The author, Dr. Benno provided a concise review of the literature indicating a common BELIEF, yes BELIEF that shoes, shoe surface and shoe inserts
can influence foot pronation and subsequently causing injuries. I will not attempt to paraphrase what the good doctor said let me just drop it in right here:
“the concepts of cushioning and movement control were developed as well as concepts to correct harmful impact forces and pronation with magical and OVERLY PRICED items such as running shoes, shoe inserts (orthotics aka the money maker) and sport surface designs. Interestingly, multiple studies back in the day of when this paper was written (2001) and to present day have challenged, mocked and have laughed at the association between impact forces, foot pronation and running injuries.

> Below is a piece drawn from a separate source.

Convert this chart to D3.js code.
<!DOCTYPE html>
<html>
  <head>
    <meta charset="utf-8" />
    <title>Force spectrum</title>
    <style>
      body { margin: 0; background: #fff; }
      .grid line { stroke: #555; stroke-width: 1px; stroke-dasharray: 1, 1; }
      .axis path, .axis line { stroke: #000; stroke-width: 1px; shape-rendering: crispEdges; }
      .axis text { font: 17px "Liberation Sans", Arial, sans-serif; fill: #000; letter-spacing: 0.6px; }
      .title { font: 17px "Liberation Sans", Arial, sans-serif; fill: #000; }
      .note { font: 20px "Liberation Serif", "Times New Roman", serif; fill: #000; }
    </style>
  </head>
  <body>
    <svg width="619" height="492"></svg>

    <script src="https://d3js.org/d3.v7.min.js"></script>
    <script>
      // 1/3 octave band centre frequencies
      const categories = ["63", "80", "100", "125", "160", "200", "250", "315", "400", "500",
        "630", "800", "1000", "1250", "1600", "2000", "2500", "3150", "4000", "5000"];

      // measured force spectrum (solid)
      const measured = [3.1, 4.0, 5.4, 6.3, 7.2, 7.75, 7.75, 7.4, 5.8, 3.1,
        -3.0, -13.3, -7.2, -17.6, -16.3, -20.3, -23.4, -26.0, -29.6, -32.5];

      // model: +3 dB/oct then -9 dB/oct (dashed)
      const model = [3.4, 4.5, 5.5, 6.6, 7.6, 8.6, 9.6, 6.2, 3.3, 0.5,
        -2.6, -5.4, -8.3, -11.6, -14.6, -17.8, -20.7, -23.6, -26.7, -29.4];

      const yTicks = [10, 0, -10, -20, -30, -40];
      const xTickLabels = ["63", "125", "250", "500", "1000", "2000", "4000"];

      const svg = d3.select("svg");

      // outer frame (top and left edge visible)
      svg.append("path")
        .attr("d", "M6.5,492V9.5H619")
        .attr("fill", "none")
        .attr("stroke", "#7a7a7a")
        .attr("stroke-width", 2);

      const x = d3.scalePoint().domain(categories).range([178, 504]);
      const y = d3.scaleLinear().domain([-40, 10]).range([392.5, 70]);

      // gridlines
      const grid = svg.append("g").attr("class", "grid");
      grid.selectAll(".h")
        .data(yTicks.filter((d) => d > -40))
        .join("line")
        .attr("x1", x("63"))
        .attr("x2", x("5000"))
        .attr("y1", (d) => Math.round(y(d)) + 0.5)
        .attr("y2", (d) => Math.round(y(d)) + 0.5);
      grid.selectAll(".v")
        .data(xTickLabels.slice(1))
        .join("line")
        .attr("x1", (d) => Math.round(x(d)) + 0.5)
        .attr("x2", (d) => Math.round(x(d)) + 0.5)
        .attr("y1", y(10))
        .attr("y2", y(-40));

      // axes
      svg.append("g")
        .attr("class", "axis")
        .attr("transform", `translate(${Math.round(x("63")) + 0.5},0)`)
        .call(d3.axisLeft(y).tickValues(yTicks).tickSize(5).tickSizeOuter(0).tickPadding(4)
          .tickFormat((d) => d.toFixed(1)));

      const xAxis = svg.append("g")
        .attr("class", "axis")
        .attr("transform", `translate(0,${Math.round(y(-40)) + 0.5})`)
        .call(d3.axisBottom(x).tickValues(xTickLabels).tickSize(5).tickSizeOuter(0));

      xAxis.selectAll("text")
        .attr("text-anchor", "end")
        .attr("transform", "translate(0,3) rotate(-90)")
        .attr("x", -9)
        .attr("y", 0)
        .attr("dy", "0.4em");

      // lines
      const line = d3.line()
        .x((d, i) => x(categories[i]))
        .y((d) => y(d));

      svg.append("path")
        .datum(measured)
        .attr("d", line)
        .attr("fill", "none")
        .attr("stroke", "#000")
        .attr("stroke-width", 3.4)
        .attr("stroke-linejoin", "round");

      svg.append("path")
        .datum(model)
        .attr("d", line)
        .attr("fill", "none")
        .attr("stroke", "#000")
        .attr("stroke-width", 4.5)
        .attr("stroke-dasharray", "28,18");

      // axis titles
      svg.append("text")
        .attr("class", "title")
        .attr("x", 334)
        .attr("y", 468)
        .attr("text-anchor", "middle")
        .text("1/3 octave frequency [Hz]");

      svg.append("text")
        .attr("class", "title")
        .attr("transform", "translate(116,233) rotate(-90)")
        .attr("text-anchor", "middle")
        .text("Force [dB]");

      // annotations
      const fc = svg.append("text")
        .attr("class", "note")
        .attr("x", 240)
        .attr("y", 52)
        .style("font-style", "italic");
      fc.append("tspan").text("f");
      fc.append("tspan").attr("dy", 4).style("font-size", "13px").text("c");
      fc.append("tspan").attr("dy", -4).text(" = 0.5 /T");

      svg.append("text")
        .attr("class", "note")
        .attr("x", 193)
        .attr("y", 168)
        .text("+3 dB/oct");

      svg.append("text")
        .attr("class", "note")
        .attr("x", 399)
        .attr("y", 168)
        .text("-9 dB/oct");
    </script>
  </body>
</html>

DR. BENNO TALKIN BOUT IMPACT FORCES

*Impact forces in heel toe running are forced resulting from collision of the heel with the ground.
*Despite what the shoe salesman at your local athletic store tells you about the OVER PRICED shoes and their features to reduce impact forces such as

  • hardness of the running shoe sole
  • shock absorbing material

Are all false and BULL SHIT. According to Dr. Benno hardness of a running shoe midsole minimally influenced the amount of impact forces during running. Dr. B also noted that the incidence of stress fractures specifically were not reduced due to shock absorbing insoles. Let’s upset you some more, Dr. B also found 4 studies with unexpected results indicating that runners did not show higher incidence of osteoarthritis than nonrunners. That is the total opposite of what Sally The Physio has been saying for years! Also, are you sitting? I really think you should sit for this one “ running on hard surfaces did not result in an increase of running injuries if compared with running on softer surfaces.” This is TOTAL opposite of what I was taught by ALL my exercise prescription instructors and even some of chiropractic instructors.

Serious question: Why the fuck was being taught such bullshit that wasn’t even true?
Honest answer: our education system is lazy as fuck and it is easy to give an answer of simplicity then objectivity.
Here is what Dr. B says about impact forces and why we need them…in certain parts of our body.

*Bone… The skeletal system…the hard things that keep our body up, love and need impact forces to build density and ultimate strength. “Impact stumli have been shown to improve bone integrity.” Says Dr. B. Early findings from the studies Dr. B has examined revealed that cartilage is not a fan of impact forces….specifically “high loading rates: high loading rates is exactly what it sounds like load of impact at a high frequency, showed an increase of cartilage damage in impact experiments compared with low loading rates. BUT conflicting findings examining high performance female gymnasts showed an increase in spine skeletal mass. So what exactly does this mean?! Basically impact activities actually has benefit to our body specifically our bones…we know this already because women who are premenopausal we (health care providers) encourage them to perform impact exercise protocols to support bone mineral density that naturally declines due to the hormonal changes of menopause. Also, “the locomotor system chooses a strategy to keep the skeletal movement in a constant path when force is applied on it.” According to Dr. Benno “The neuromuscular is programmed to avoid any deviation from this path. Thus, appropriate muscles will be activated if any intervention tries to produce a different skeletal movement. An optimal shoe, insert or orthotic would minimize additional (not task related muscle work.” So here is the the MILLION DOLLAR QUESTION: Are wearing orthotics good or bad or do they promote a lazy neuromusculoskeletal system? The answer is ABSOLUTELY. The insert is replacing the job of structures in the body to absorb force (ligaments, joints, tendons, and muscles). So if you replace it with an insert those above structures go out to lunch/coffee break/ vacation and then when you call on said structures to say um move they say “fuck off go ask the orthotic to make you move! And thus an injury occurs cause you are asking structures who have been dormant to generate power or simply move.

TAKE HOME MESSAGE: Train. Train Everyday. Train ALL parts of your body including the joints, ligaments, tendons, nerves and muscles of your feet EVERY DAMN DAY!